Wednesday, April 28, 2010

Improving Profitability

It is not to hard to figure out whether you're losing money on a particular Government contract as long as you have an adequate job cost system. It is a little more difficult to figure out why the loss is occurring. Usually it comes down to poor estimating or poor cost control, or both. Contractors often fail to factor in contingencies or have a much too optimistic view of their future work which impacts indirect rates. Some contractors, upon receipt of a contract and feeling temporarily flush, will go out and buy things they shouldn't, don't need, or could lease more cheaply, hire employees before they're really needed, or misjudge the time it really takes to perform the work.  Sometimes however, cost overruns could also occur because of changed contract performance conditions which were not anticipated in the original contract solicitation.

If you find that poor estimating practices are the source of the cost overruns, you should perform a comprehensive estimating system review and implement corrective actions to ensure that estimating problems do not affect future contract profitability.
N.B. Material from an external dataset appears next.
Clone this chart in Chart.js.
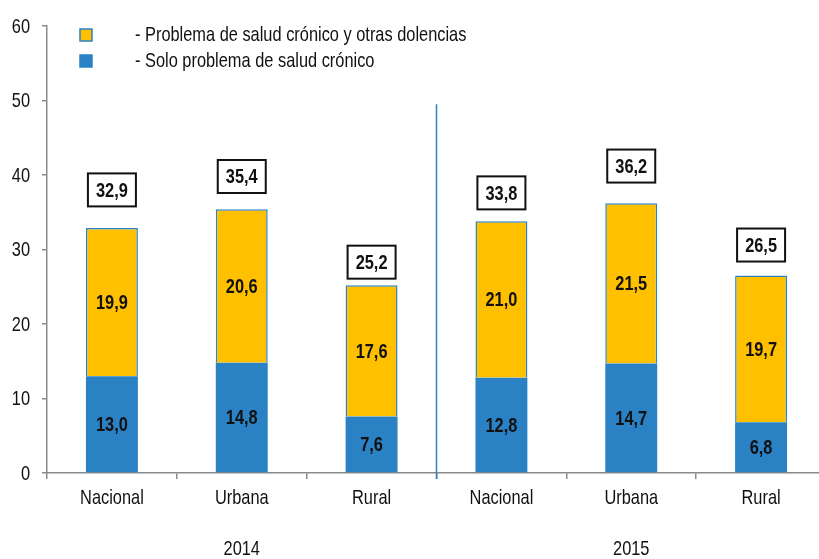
<!DOCTYPE html>
<html lang="es">
<head>
<meta charset="utf-8">
<script src="https://cdn.jsdelivr.net/npm/chart.js@4.4.1/dist/chart.umd.min.js"></script>
<style>
  html, body { margin: 0; padding: 0; background: #fff; overflow: hidden; }
  #contenedor { position: relative; width: 826px; height: 559px; }
</style>
</head>
<body>
<div id="contenedor"><canvas id="grafico"></canvas></div>
<script>
// datos
const categorias = ['Nacional', 'Urbana', 'Rural', 'Nacional', 'Urbana', 'Rural'];
const anios = ['2014', '2015'];
const soloCronico = [13.0, 14.8, 7.6, 12.8, 14.7, 6.8];
const cronicoYOtras = [19.9, 20.6, 17.6, 21.0, 21.5, 19.7];
const totales = [32.9, 35.4, 25.2, 33.8, 36.2, 26.5];
const ticksY = [0, 10, 20, 30, 40, 50, 60];

// altura (en unidades del eje) donde va el recuadro del total
const posRecuadro = [38.0, 39.8, 28.3, 37.6, 41.2, 30.6];

const AZUL = '#2A82C5';
const AMARILLO = '#FFC000';
const GRIS = '#8a8a8a';
const FUENTE = "'Liberation Sans', Arial, sans-serif";
const ANGOSTO = 0.78; // no hay Arial Narrow, se comprime el texto a mano

Chart.defaults.font.family = FUENTE;

function fmt(v) {
  return v.toFixed(1).replace('.', ',');
}

function texto(ctx, s, x, y, align) {
  ctx.save();
  ctx.translate(x, y);
  ctx.scale(ANGOSTO, 1);
  ctx.textAlign = align || 'center';
  ctx.textBaseline = 'middle';
  ctx.fillText(s, 0, 0);
  ctx.restore();
}

const etiquetas = {
  id: 'etiquetas',
  afterDatasetsDraw(chart) {
    const ctx = chart.ctx;
    const x = chart.scales.x;
    const y = chart.scales.y;
    ctx.save();
    ctx.fillStyle = '#111';

    // rotulos de los ejes
    ctx.font = '21px ' + FUENTE;
    ticksY.forEach(v => texto(ctx, String(v), y.right - 17, y.getPixelForValue(v) + 1, 'right'));
    categorias.forEach((c, j) => texto(ctx, c, x.getPixelForValue(j), 498));

    // anios debajo de las categorias
    anios.forEach((a, k) => {
      const cx = (x.getPixelForValue(k * 3) + x.getPixelForValue(k * 3 + 2)) / 2;
      texto(ctx, a, cx, 549);
    });

    // valores dentro de cada segmento
    ctx.font = 'bold 21px ' + FUENTE;
    chart.data.datasets.forEach((ds, i) => {
      const meta = chart.getDatasetMeta(i);
      meta.data.forEach((bar, j) => {
        texto(ctx, fmt(ds.data[j]), bar.x, (bar.y + bar.base) / 2 + 1);
      });
    });

    // recuadros con el total
    totales.forEach((t, j) => {
      const cx = x.getPixelForValue(j);
      const cy = y.getPixelForValue(posRecuadro[j]);
      ctx.fillStyle = '#fff';
      ctx.fillRect(cx - 24, cy - 16.5, 48, 33);
      ctx.lineWidth = 2;
      ctx.strokeStyle = '#111';
      ctx.strokeRect(cx - 24, cy - 16.5, 48, 33);
      ctx.fillStyle = '#111';
      texto(ctx, fmt(t), cx, cy + 1);
    });

    // linea que separa los dos anios
    const sep = (x.getPixelForValue(2) + x.getPixelForValue(3)) / 2;
    ctx.strokeStyle = AZUL;
    ctx.lineWidth = 1.5;
    ctx.beginPath();
    ctx.moveTo(sep, y.getPixelForValue(49.5));
    ctx.lineTo(sep, y.bottom + 6);
    ctx.stroke();

    // leyenda
    const items = [
      { color: AMARILLO, texto: '- Problema de salud crónico y otras dolencias', y: 35 },
      { color: AZUL, texto: '- Solo problema de salud crónico', y: 61 }
    ];
    ctx.font = '21px ' + FUENTE;
    items.forEach(it => {
      ctx.fillStyle = it.color;
      ctx.fillRect(80, it.y - 6, 12, 12);
      ctx.strokeStyle = AZUL;
      ctx.lineWidth = 1.5;
      ctx.strokeRect(80, it.y - 6, 12, 12);
      ctx.fillStyle = '#111';
      texto(ctx, it.texto, 135, it.y, 'left');
    });
    ctx.restore();
  }
};

new Chart(document.getElementById('grafico'), {
  type: 'bar',
  data: {
    labels: categorias,
    datasets: [
      {
        label: 'Solo problema de salud crónico',
        data: soloCronico,
        backgroundColor: AZUL,
        borderWidth: 0,
        barPercentage: 0.4,
        categoryPercentage: 1
      },
      {
        label: 'Problema de salud crónico y otras dolencias',
        data: cronicoYOtras,
        backgroundColor: AMARILLO,
        borderColor: AZUL,
        borderWidth: 1.5,
        borderSkipped: 'bottom',
        barPercentage: 0.4,
        categoryPercentage: 1
      }
    ]
  },
  options: {
    responsive: true,
    maintainAspectRatio: false,
    animation: false,
    layout: { padding: { top: 26, right: 0, left: 0, bottom: 0 } },
    plugins: {
      legend: { display: false },
      tooltip: { enabled: false }
    },
    scales: {
      x: {
        stacked: true,
        grid: { drawOnChartArea: false, drawTicks: true, tickLength: 6, color: GRIS, lineWidth: 1.5, offset: true },
        border: { color: GRIS, width: 1.5 },
        ticks: { display: false },
        afterFit: s => { s.height = 86; }
      },
      y: {
        stacked: true,
        min: 0,
        max: 60,
        afterBuildTicks: s => { s.ticks = ticksY.map(v => ({ value: v })); },
        grid: { drawOnChartArea: false, drawTicks: true, tickLength: 5, color: GRIS, lineWidth: 1.5 },
        border: { color: GRIS, width: 1.5 },
        ticks: { display: false },
        afterFit: s => { s.width = 47; }
      }
    }
  },
  plugins: [etiquetas]
});
</script>
</body>
</html>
If poor cost controls are the source of the cost overruns, you should identify and implement effective budget and cost controls to ensure costs are better managed.

If you are experiencing conditions that were not anticipated based on the solicitation requirements, you should consider submitting an equitable adjustment proposal. This could include differing site conditions (construction contract), delays in receipt of Government furnished materials, and government caused slowdowns, to name a few. Preparing, submitting, and negotiating an equitable adjustment proposal can be a time consuming process; however, an equitable adjustment to the contract price is the only way to recover increased contract costs due to changed conditions.

Contractors are often limited to what they can do to recover on a previously unprofitable contract; however, steps can be taken to prevent this unwanted condition for happening on future contracts. But don't wait. The time to act is now.